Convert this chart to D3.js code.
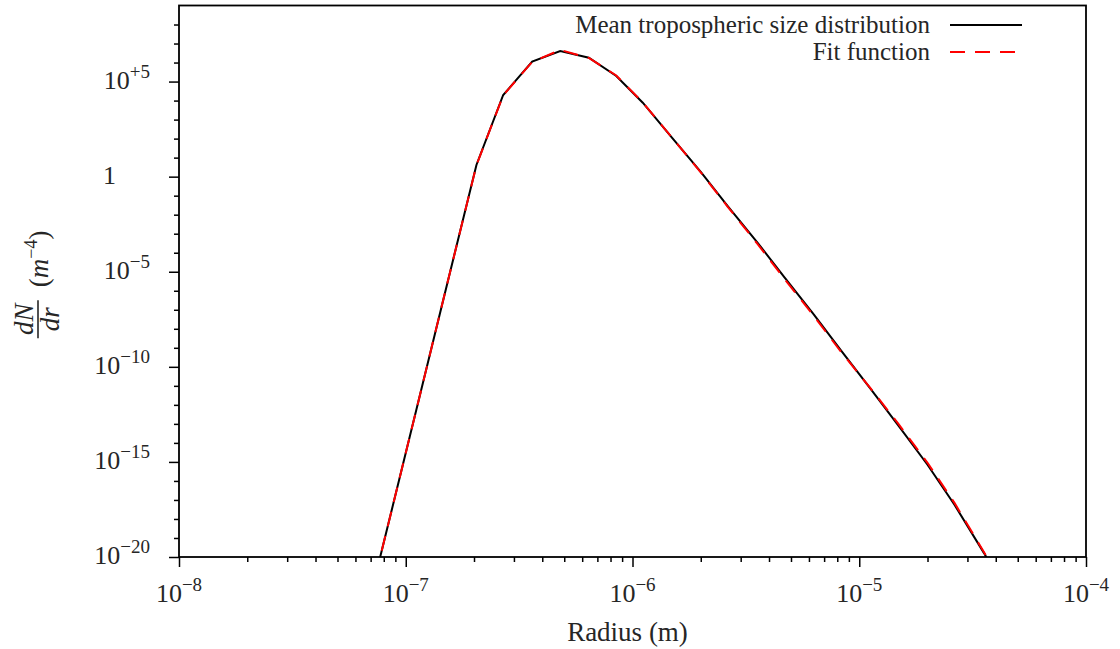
<!DOCTYPE html>
<html>
<head>
<meta charset="utf-8">
<script src="https://cdn.jsdelivr.net/npm/d3@7"></script>
<style>
  body { margin: 0; background: #fff; }
  svg { display: block; }
</style>
</head>
<body>
<svg id="chart" width="1120" height="649"></svg>
<script>
// radius (m) of the sampled points
var radius = [6.53e-8, 8.69e-8, 1.156e-7, 1.538e-7, 2.05e-7, 2.69e-7, 3.61e-7, 4.80e-7,
  6.42e-7, 8.48e-7, 1.11e-6, 1.48e-6, 2.00e-6, 2.63e-6, 3.55e-6, 4.68e-6, 6.31e-6,
  8.32e-6, 1.12e-5, 1.48e-5, 2.00e-5, 2.63e-5, 3.55e-5, 4.68e-5];
// mean tropospheric size distribution dN/dr (m^-4)
var meanDist = [3.2e-24, 3.2e-18, 3.4e-12, 3.7e-6, 4.1, 1.97e4, 1.11e6, 4.06e6,
  1.80e6, 1.96e5, 7.76e3, 126, 1.78, 2.82e-2, 3.55e-4, 5.0e-6, 5.6e-8,
  7.1e-10, 7.1e-12, 8.9e-14, 7.1e-16, 5.6e-18, 1.6e-20, 5.0e-23];
// fit function
var fitDist = [3.2e-24, 3.2e-18, 3.4e-12, 3.7e-6, 4.0, 1.9e4, 1.08e6, 4.6e6,
  1.75e6, 2.1e5, 7.9e3, 130, 1.7, 2.6e-2, 3.0e-4, 4.2e-6, 4.7e-8,
  6.0e-10, 7.5e-12, 1.1e-13, 9.0e-16, 7.0e-18, 1.8e-20, 4.5e-23];

var xMajor = [1e-8, 1e-7, 1e-6, 1e-5, 1e-4];
var xMajorExp = ["\u22128", "\u22127", "\u22126", "\u22125", "\u22124"];
var yMajor = [1e-20, 1e-15, 1e-10, 1e-5, 1, 1e5];
var yMajorExp = ["\u221220", "\u221215", "\u221210", "\u22125", "", "+5"];

var legendLabels = ["Mean tropospheric size distribution", "Fit function"];

var FONT = "'Liberation Serif', 'Times New Roman', serif";
var INK = "#262626";

var svg = d3.select("#chart");
var width = +svg.attr("width");
var height = +svg.attr("height");
var margin = {top: 5.5, right: 34, bottom: 92, left: 179};

var x = d3.scaleLog().domain([1e-8, 1e-4]).range([margin.left, width - margin.right]);
var y = d3.scaleLog().domain([1e-20, 1e9]).range([height - margin.bottom, margin.top]);

// minor ticks
var xMinor = [];
for (var e = -8; e < -4; e++) {
  for (var m = 2; m <= 9; m++) xMinor.push(m * Math.pow(10, e));
}
var yMinor = [];
for (var e2 = -19; e2 <= 8; e2++) {
  if (e2 % 5 !== 0) yMinor.push(Math.pow(10, e2));
}

function txt(sel, size) {
  return sel.style("font-family", FONT).style("font-size", size + "px").style("fill", INK);
}

svg.append("defs").append("clipPath").attr("id", "clip")
  .append("rect")
    .attr("x", margin.left).attr("y", margin.top)
    .attr("width", width - margin.left - margin.right)
    .attr("height", height - margin.top - margin.bottom);

var line = d3.line()
  .x(function(d) { return x(d[0]); })
  .y(function(d) { return y(d[1]); });

var plot = svg.append("g").attr("clip-path", "url(#clip)");

plot.append("path")
  .datum(d3.zip(radius, meanDist))
  .attr("fill", "none")
  .attr("stroke", "#000")
  .attr("stroke-width", 2)
  .attr("d", line);

plot.append("path")
  .datum(d3.zip(radius, fitDist))
  .attr("fill", "none")
  .attr("stroke", "#ff0000")
  .attr("stroke-width", 2)
  .attr("stroke-dasharray", "15,10")
  .attr("d", line);

// axes
var gx = svg.append("g").attr("transform", "translate(0," + (height - margin.bottom) + ")");
gx.call(d3.axisBottom(x).tickValues(xMinor).tickSize(5).tickFormat(""));
gx.append("g").call(d3.axisBottom(x).tickValues(xMajor).tickSize(10).tickFormat(""));
gx.selectAll(".domain").remove();

var gy = svg.append("g").attr("transform", "translate(" + margin.left + ",0)");
gy.call(d3.axisLeft(y).tickValues(yMinor).tickSize(5).tickFormat(""));
gy.append("g").call(d3.axisLeft(y).tickValues(yMajor).tickSize(10).tickFormat(""));
gy.selectAll(".domain").remove();

svg.selectAll(".tick line").attr("stroke", "#000").attr("stroke-width", 1.5);

// frame
svg.append("rect")
  .attr("x", margin.left).attr("y", margin.top)
  .attr("width", width - margin.left - margin.right)
  .attr("height", height - margin.top - margin.bottom)
  .attr("fill", "none")
  .attr("stroke", "#000")
  .attr("stroke-width", 1.8);

// x tick labels
xMajor.forEach(function(v, i) {
  var t = txt(svg.append("text"), 26)
    .attr("x", x(v))
    .attr("y", height - margin.bottom + 45)
    .attr("text-anchor", "middle");
  t.append("tspan").text("10");
  t.append("tspan").attr("dy", -11).style("font-size", "19px").text(xMajorExp[i]);
});

// y tick labels
yMajor.forEach(function(v, i) {
  var t = txt(svg.append("text"), 26)
    .attr("y", y(v) + 7);
  if (yMajorExp[i] === "") {
    t.attr("x", margin.left - 63).attr("text-anchor", "end").text("1");
  } else {
    t.attr("x", margin.left - 29).attr("text-anchor", "end");
    t.append("tspan").text("10");
    t.append("tspan").attr("dy", -11).style("font-size", "19px").text(yMajorExp[i]);
  }
});

// x label
txt(svg.append("text"), 27)
  .attr("x", (margin.left + width - margin.right) / 2 - 5)
  .attr("y", height - 8)
  .attr("text-anchor", "middle")
  .text("Radius (m)");

// y label: dN/dr (m^-4)
var yl = svg.append("g")
  .attr("transform", "translate(38," + ((margin.top + height - margin.bottom) / 2) + ") rotate(-90)");
txt(yl.append("text"), 27).attr("x", -38).attr("y", -5).attr("text-anchor", "middle")
  .style("font-style", "italic").text("dN");
yl.append("line").attr("x1", -57).attr("x2", -19).attr("y1", 0).attr("y2", 0)
  .attr("stroke", INK).attr("stroke-width", 1.6);
txt(yl.append("text"), 27).attr("x", -38).attr("y", 21).attr("text-anchor", "middle")
  .style("font-style", "italic").text("dr");
var yu = txt(yl.append("text"), 27).attr("x", -6).attr("y", 10);
yu.append("tspan").text("(");
yu.append("tspan").style("font-style", "italic").text("m");
yu.append("tspan").attr("dy", -11).style("font-size", "18px").text("\u22124");
yu.append("tspan").attr("dy", 11).text(")");

// legend
var legend = svg.append("g");
var legendY = [25, 52];
legendLabels.forEach(function(lab, i) {
  txt(legend.append("text"), 25)
    .attr("x", 930)
    .attr("y", legendY[i] + 8)
    .attr("text-anchor", "end")
    .text(lab);
  legend.append("line")
    .attr("x1", 950).attr("x2", 1022)
    .attr("y1", legendY[i]).attr("y2", legendY[i])
    .attr("stroke", i === 0 ? "#000" : "#ff0000")
    .attr("stroke-width", 2)
    .attr("stroke-dasharray", i === 0 ? null : "15,10");
});
</script>
</body>
</html>
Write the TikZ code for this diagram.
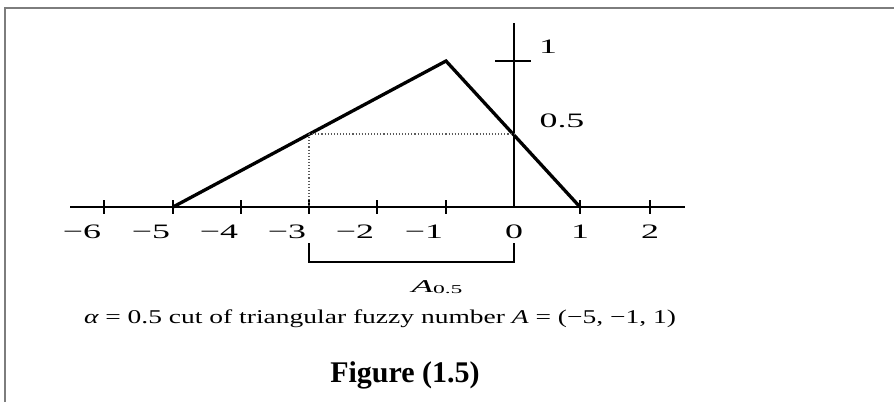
\documentclass[tikz,border=0pt]{standalone}
\usepackage{fontspec}
\setmainfont{Liberation Serif}
\definecolor{framegray}{RGB}{125,125,125}
\definecolor{dotgray}{RGB}{90,90,90}
\newcommand\ticktext[1]{\scalebox{1.75}[1]{\fontsize{20.5}{20.5}\selectfont #1}}
\begin{document}
\begin{tikzpicture}[x=1pt,y=-1pt,
  axisline/.style={line width=2.2pt, black},
  triline/.style={line width=3.3pt, black, line join=miter},
  dotline/.style={dotted, line width=1.1pt, dotgray},
  lab/.style={inner sep=0pt, outer sep=0pt}]
\useasboundingbox (0,0) rectangle (894,402);
% frame
\draw[framegray, line width=1.6pt] (5,402) -- (5,8) -- (894,8);
% axes
\coordinate (xl) at (70,207);
\coordinate (xr) at (685,207);
\coordinate (O) at (514,207);
\coordinate (yt) at (514,23);
\draw[axisline] (xl) -- (xr);
\draw[axisline] (O) -- (yt);
% x ticks
\foreach \x in {104,173,241,309,377,446,580,650} {\draw[axisline] (\x,200) -- (\x,214);}
% y tick at 1
\coordinate (yl) at (495,61);
\coordinate (yr) at (531,61);
\draw[axisline] (yl) -- (yr);
% tick labels
\node[lab, anchor=base east] (tm6) at (101,238) {\ticktext{−6}};
\node[lab, anchor=base east] (tm5) at (170,238) {\ticktext{−5}};
\node[lab, anchor=base east] (tm4) at (238,238) {\ticktext{−4}};
\node[lab, anchor=base east] (tm3) at (306,238) {\ticktext{−3}};
\node[lab, anchor=base east] (tm2) at (374,238) {\ticktext{−2}};
\node[lab, anchor=base east] (tm1) at (443,238) {\ticktext{−1}};
\node[lab, anchor=base] (t0) at (514,238) {\ticktext{0}};
\node[lab, anchor=base] (t1) at (580,238) {\ticktext{1}};
\node[lab, anchor=base] (t2) at (650,238) {\ticktext{2}};
\node[lab, anchor=base] (y1) at (548,53) {\ticktext{1}};
\node[lab, anchor=base] (y05) at (562,127) {\ticktext{0.5}};
% triangle
\coordinate (a) at (173,207);
\coordinate (b) at (446,61);
\coordinate (c) at (580,207);
\draw[triline] (a) -- (b) -- (c);
% alpha cut dotted lines
\coordinate (h) at (309,134);
\coordinate (hz) at (514,134);
\coordinate (hb) at (309,207);
\draw[dotline] (h) -- (hz);
\draw[dotline] (h) -- (hb);
% bracket
\coordinate (k1) at (309,243);
\coordinate (k2) at (309,262);
\coordinate (k3) at (514,262);
\coordinate (k4) at (514,243);
\draw[axisline] (k1) -- (k2) -- (k3) -- (k4);
\node[lab, anchor=base] (acut) at (437,292) {\resizebox{51pt}{\height}{\fontsize{18}{18}\selectfont\itshape A\upshape\raisebox{-1pt}{\fontsize{12}{12}\selectfont 0.5}}};
% caption
\node[lab, anchor=base west] (cap) at (84,323) {\resizebox{592pt}{\height}{\fontsize{19.5}{19.5}\selectfont{\itshape α} = 0.5 cut of triangular fuzzy number {\itshape A} = (−5, −1, 1)}};
\node[lab, anchor=base] (fig) at (405,382) {\fontsize{30}{30}\selectfont\bfseries Figure (1.5)};
\end{tikzpicture}
\end{document}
○ ○ ○ ○ ○ ○ ○
Of the lines in this listing, report how many contain the string "code", and give the number only.

* Result of the task *
2